È sull'etica che si avrà lo scontro di civiltà. In Italia, per esempio, vedo
montare un anticlericalismo che non c'era dieci anni fa, si trasforma anche
in anticristianesimo.
Come evitarlo?
Bisogna cercare uno stile di ascolto. I cristiani - e soprattutto i
cattolici - ascoltano troppo poco. Senza ascolto, niente comunicazione e
niente avvenire comune. Solo l'esercizio dell'ascolto può condurre alla
comunicazione, e poi la comunicazione portare alla comunione. La Chiesa, nel
campo etico, vuole essere al servizio della dignità dell'uomo: com'è
possibile che certe volte passi per fondamentalista?
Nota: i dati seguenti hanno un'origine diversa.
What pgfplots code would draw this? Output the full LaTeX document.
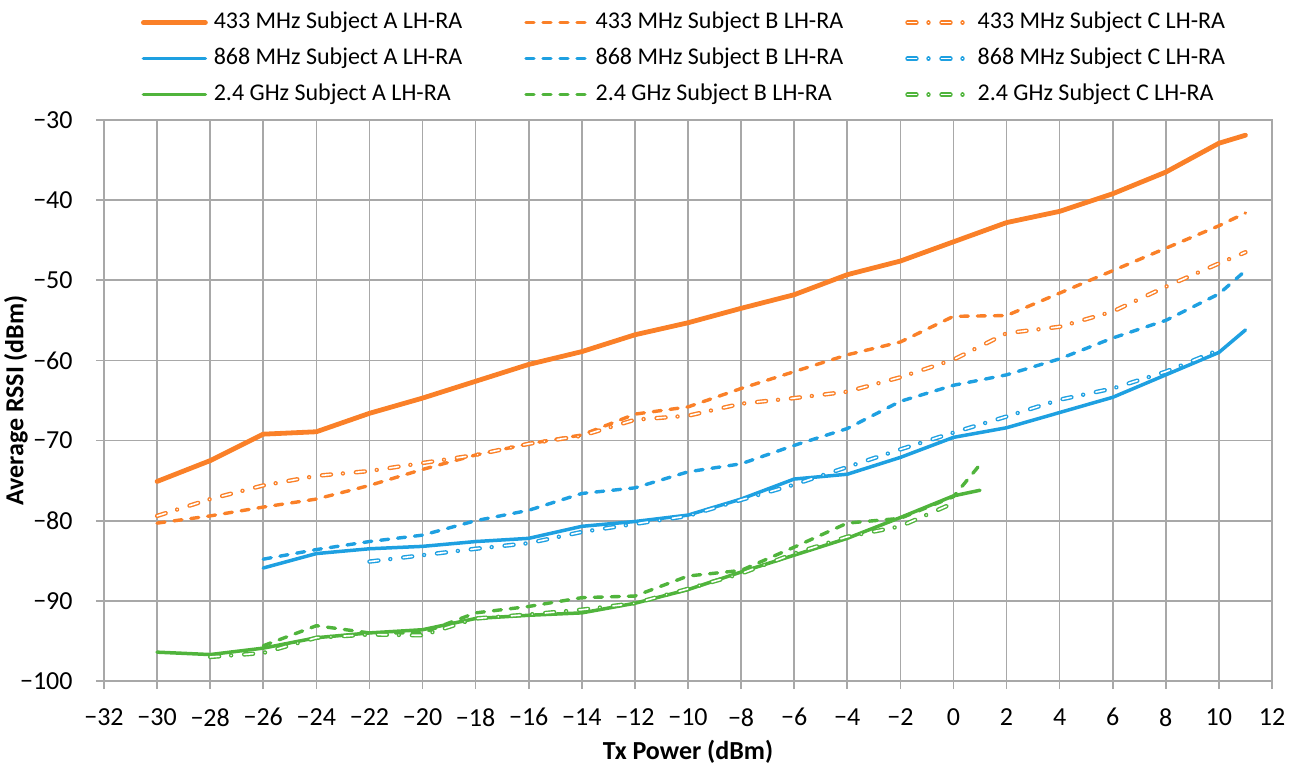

Ci esprimiamo con
interdetti, e allora non siamo capiti. Dobbiamo parlare ai credenti e ai
non-credenti con altri termini che non siano quelli della catechesi. Se noi
presentiamo la legge naturale come l'abbecedario della qualità umana
dell'uomo, potremo partecipare alla costruzione di un'etica mondiale.
Quale la priorità per
il futuro della Chiesa?
Per quanto riguarda la vita interna alla Chiesa, c'è una parola che non
abbiamo il coraggio di usare: «sinodalità». La sinodalità consiste nel
camminare insieme, con le nostre differenze. La Chiesa parla di
collegialità, cosa che si riferisce ad una stessa appartenenza. Ora, la
sinodalità è una necessità urgente per mostrare che la Chiesa è una
comunione nella diversità. Se la Chiesa non è una comunione al suo interno,
non saprà essere in comunione con gli altri. E quando si fa il proprio
cammino senza gli altri, si finisce col farlo contro gli altri.